Employees are often deprived of benefits and wages to which they are legally entitled when their employers misclassify them as “independent contractors.” Misclassifying employees as independent contractors allows employers to avoid paying payroll taxes, withhold earned overtime wages and expense reimbursements, and deny workers meal and rest breaks. If an employer controls the manner and means by which an individual performs his or her work, that individual may be considered an “employee” under California law. See S. G. Borello & Sons, Inc. v Dept. of Industrial Relations (1989) 48 Cal.3d 341.

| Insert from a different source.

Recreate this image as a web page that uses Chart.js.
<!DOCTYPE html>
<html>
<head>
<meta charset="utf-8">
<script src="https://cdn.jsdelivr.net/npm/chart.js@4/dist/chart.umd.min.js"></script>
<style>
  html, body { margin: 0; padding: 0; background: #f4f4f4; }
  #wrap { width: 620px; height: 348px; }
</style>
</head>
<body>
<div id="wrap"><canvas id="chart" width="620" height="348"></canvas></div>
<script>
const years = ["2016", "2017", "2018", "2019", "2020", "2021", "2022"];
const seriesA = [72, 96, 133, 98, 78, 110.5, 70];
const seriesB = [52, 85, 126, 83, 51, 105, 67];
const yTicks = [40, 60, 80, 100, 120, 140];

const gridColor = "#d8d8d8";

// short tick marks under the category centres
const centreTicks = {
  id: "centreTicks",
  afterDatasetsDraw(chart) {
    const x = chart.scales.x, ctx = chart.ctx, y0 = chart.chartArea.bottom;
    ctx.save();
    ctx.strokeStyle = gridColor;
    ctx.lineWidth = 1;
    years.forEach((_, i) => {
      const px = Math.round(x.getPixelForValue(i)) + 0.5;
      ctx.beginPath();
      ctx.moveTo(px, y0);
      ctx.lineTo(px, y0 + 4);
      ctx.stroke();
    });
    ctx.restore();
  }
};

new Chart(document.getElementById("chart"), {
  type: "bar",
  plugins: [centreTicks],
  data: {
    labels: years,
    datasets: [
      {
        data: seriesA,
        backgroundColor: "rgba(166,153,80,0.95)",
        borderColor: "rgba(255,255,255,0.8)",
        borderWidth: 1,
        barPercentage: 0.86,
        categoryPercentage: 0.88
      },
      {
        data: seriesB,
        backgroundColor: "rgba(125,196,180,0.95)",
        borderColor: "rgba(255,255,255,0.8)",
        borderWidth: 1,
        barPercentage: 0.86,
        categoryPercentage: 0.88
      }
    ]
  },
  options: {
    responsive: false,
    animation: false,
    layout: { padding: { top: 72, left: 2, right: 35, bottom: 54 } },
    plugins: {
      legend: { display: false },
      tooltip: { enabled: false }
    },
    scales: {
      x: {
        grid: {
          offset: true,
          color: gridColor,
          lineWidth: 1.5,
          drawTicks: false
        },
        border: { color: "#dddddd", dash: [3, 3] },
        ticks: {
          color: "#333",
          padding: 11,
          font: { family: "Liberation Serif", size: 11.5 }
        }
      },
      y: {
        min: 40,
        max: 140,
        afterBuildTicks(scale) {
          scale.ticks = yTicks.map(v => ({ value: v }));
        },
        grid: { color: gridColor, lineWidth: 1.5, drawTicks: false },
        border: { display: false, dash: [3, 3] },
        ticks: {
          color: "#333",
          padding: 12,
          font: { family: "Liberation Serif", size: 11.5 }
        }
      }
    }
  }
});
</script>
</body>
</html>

Additionally, employers may misclassify certain salaried employees as “exempt,” denying them overtime pay and other benefits. Under California law, employers must pay employees overtime unless they fall under an exemption, such as certain administrative, executive, or professional jobs. In California, an "exempt" employee must generally be: (1) paid a monthly salary equivalent on an hourly basis to not less than two times the California minimum wage for full-time employment; and (2) engaged in work which is primarily intellectual, managerial, or creative, and which requires exercise of discretion and independent judgment.

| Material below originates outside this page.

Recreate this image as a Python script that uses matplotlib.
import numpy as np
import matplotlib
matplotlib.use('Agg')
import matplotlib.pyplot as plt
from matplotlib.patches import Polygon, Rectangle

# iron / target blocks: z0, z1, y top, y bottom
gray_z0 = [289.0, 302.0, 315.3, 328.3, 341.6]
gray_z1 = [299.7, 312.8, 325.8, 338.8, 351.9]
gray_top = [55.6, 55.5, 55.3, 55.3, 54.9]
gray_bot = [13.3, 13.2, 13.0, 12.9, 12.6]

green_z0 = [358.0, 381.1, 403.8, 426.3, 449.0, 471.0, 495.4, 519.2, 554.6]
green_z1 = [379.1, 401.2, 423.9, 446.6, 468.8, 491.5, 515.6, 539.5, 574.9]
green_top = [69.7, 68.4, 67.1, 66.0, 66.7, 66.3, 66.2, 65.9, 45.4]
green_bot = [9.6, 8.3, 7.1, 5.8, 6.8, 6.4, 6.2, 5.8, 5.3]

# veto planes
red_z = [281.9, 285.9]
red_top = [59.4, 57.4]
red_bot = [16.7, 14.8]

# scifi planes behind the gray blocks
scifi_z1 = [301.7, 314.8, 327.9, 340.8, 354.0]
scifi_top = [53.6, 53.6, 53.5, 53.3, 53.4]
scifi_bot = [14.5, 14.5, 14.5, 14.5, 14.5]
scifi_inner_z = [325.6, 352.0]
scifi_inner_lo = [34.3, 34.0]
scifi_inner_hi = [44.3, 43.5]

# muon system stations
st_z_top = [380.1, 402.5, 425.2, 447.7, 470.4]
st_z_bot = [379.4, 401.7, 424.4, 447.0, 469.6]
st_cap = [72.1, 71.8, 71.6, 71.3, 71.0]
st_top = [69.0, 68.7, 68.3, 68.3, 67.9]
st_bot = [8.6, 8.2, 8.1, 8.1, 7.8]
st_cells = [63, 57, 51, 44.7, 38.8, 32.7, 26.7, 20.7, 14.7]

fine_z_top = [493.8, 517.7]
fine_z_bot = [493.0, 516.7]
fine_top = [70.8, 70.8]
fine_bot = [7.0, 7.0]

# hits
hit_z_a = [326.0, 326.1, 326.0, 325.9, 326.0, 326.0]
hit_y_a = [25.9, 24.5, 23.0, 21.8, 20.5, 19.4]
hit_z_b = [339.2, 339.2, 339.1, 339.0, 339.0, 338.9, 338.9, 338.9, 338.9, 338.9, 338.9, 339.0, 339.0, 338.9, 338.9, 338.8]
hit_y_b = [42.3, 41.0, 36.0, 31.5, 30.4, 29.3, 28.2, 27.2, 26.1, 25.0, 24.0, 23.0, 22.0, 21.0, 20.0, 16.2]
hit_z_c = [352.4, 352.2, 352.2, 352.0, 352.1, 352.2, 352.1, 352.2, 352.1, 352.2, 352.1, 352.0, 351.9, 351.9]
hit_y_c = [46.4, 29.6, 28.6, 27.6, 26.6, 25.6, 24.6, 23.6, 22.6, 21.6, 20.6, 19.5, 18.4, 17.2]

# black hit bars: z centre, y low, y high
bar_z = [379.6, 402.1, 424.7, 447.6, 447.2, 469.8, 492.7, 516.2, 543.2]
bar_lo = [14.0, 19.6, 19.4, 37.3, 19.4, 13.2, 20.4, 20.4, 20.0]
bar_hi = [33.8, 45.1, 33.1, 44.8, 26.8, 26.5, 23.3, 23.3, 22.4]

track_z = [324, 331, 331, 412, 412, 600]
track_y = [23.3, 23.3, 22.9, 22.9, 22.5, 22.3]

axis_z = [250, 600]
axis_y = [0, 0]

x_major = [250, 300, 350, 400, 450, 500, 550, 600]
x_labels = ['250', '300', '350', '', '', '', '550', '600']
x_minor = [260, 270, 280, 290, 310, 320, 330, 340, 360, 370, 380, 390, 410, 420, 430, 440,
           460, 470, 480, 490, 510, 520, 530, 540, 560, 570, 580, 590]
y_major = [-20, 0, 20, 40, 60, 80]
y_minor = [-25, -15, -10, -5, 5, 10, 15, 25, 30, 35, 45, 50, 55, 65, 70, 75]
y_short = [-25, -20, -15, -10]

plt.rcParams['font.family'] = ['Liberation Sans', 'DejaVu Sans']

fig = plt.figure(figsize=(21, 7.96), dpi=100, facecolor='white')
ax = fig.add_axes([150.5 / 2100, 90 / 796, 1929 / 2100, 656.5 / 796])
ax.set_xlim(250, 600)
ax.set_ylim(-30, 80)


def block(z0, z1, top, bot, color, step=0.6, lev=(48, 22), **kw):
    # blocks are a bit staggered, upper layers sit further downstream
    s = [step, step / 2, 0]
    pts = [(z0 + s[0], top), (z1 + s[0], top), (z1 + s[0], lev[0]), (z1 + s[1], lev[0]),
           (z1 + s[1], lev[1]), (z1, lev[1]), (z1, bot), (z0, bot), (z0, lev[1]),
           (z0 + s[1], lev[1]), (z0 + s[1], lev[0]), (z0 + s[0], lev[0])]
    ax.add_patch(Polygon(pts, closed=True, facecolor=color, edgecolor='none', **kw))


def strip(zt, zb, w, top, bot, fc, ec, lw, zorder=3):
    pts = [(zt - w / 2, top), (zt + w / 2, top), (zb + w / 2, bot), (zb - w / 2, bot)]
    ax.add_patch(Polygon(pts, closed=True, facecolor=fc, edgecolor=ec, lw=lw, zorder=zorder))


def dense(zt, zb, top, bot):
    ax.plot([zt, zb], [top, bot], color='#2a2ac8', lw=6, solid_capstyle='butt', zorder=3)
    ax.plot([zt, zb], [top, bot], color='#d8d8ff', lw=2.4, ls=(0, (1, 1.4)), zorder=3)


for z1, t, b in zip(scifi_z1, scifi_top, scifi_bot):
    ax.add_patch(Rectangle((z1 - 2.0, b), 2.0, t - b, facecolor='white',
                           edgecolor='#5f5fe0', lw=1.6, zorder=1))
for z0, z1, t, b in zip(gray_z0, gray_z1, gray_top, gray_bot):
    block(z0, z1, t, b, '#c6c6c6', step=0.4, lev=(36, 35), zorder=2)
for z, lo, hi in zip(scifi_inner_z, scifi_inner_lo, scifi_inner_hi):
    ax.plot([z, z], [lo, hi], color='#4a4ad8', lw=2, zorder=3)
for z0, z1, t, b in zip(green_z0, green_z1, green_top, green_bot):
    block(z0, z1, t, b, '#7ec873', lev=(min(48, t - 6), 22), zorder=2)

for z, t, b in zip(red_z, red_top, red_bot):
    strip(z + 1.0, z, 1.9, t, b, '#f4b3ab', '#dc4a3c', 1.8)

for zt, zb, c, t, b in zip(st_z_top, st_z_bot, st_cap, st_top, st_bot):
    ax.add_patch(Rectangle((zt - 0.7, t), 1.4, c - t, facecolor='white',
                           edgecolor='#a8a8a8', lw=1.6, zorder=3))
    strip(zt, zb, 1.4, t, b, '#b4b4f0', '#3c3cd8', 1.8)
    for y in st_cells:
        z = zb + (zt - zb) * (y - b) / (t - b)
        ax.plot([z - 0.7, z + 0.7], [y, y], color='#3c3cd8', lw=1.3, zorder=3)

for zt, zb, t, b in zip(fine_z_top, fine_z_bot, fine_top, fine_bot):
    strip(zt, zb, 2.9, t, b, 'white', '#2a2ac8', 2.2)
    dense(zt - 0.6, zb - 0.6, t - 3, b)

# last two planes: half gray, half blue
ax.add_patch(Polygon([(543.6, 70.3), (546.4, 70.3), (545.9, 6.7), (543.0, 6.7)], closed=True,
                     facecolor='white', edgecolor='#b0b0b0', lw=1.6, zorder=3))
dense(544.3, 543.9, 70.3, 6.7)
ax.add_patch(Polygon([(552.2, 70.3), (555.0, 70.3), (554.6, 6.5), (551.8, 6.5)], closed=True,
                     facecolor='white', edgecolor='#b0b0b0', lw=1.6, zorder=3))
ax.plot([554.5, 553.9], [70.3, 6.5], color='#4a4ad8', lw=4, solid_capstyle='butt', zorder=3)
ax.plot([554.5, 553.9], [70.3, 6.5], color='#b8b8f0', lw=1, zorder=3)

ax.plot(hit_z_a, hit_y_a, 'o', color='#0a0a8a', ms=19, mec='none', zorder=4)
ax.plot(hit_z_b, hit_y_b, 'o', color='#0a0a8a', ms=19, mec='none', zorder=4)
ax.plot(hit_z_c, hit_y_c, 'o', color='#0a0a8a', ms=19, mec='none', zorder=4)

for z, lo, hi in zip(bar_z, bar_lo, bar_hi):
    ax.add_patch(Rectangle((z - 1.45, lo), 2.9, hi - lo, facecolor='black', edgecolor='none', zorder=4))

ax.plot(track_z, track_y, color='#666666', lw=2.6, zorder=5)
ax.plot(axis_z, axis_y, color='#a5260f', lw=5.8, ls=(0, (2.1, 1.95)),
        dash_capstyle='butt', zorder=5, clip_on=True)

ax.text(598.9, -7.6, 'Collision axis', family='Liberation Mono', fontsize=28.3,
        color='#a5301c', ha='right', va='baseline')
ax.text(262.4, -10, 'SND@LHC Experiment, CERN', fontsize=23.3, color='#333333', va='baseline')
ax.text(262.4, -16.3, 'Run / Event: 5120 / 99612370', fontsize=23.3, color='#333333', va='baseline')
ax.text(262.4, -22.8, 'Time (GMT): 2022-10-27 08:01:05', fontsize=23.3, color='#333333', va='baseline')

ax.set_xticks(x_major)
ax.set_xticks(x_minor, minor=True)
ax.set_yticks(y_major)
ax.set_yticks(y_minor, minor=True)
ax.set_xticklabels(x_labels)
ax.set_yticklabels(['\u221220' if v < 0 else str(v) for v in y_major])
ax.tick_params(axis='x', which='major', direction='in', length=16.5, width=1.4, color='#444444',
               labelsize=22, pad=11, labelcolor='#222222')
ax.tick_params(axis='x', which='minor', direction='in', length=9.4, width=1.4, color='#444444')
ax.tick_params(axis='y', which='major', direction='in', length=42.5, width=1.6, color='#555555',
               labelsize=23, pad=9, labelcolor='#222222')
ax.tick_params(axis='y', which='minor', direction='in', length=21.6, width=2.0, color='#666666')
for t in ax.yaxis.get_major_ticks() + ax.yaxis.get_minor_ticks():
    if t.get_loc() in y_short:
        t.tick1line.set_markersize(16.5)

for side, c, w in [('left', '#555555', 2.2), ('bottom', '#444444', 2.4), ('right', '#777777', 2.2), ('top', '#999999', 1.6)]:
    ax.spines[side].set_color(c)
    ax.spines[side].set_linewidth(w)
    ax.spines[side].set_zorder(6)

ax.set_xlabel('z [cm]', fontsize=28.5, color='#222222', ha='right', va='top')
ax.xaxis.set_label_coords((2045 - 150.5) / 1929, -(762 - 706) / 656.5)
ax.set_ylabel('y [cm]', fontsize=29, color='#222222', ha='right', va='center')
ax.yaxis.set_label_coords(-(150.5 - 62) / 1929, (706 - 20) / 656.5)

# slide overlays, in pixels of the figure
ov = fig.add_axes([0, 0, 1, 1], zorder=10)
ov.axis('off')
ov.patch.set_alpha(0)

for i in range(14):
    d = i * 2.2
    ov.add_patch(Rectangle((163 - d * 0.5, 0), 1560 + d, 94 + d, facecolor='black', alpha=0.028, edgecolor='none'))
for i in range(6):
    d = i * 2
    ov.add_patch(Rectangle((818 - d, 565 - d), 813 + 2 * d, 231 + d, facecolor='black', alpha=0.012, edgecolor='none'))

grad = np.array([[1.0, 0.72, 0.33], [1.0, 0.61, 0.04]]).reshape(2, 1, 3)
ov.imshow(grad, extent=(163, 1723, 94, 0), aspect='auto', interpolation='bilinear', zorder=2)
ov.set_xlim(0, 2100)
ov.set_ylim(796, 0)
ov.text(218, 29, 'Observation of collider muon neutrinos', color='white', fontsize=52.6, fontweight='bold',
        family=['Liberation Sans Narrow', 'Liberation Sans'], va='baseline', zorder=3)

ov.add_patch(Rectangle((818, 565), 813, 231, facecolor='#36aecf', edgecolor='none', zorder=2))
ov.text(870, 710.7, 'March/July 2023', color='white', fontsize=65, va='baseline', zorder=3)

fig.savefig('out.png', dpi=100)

CPM has brought groundbreaking litigation challenging employer practices that unfairly misclassify employees. If you believe you have been misclassified, please follow up with Adam Zapala or Tamarah Prevost.

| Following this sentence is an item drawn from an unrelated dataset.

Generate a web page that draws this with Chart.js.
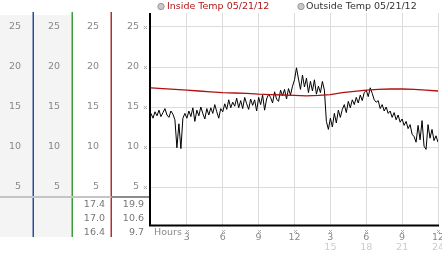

Misclassification Cases of Note
Shephard v. Lowe’s HIW, Inc.
USDC Northern District of California
CPM, along with Block & Leviton, filed a lawsuit against Lowe’s HIW, Inc. (“Lowe’s”) on June 15, 2012, alleging that Lowe’s had misclassified its California installers as independent contractors in violation of California law. Judge Jeffrey S. White granted the plaintiffs' motion for class certification in August 2013, certifying the class of California installers and appointing CPM and Block & Leviton as class counsel. On behalf of the class of California installers, the firms secured a $6.5 million settlement, which received preliminarily approval from the court on June 25, 2014, and is currently awaiting final approval.
Cozzitorto et al. v. AAA
Contra Costa County Superior Court
CPM represents a class of Northern Californian tow truck companies in a lawsuit filed against AAA for misclassifying road-side service providers as independent contractors and breaching its contracts with the class members. CPM’s lawsuit alleges that AAA exerts total control over every manner of the towing business, and even requires tow companies to incur high costs to obtain AAA compliant vehicles, uniforms and equipment. The class action complaint was filed on December 19, 2013 in the Superior Court of Contra Costa County.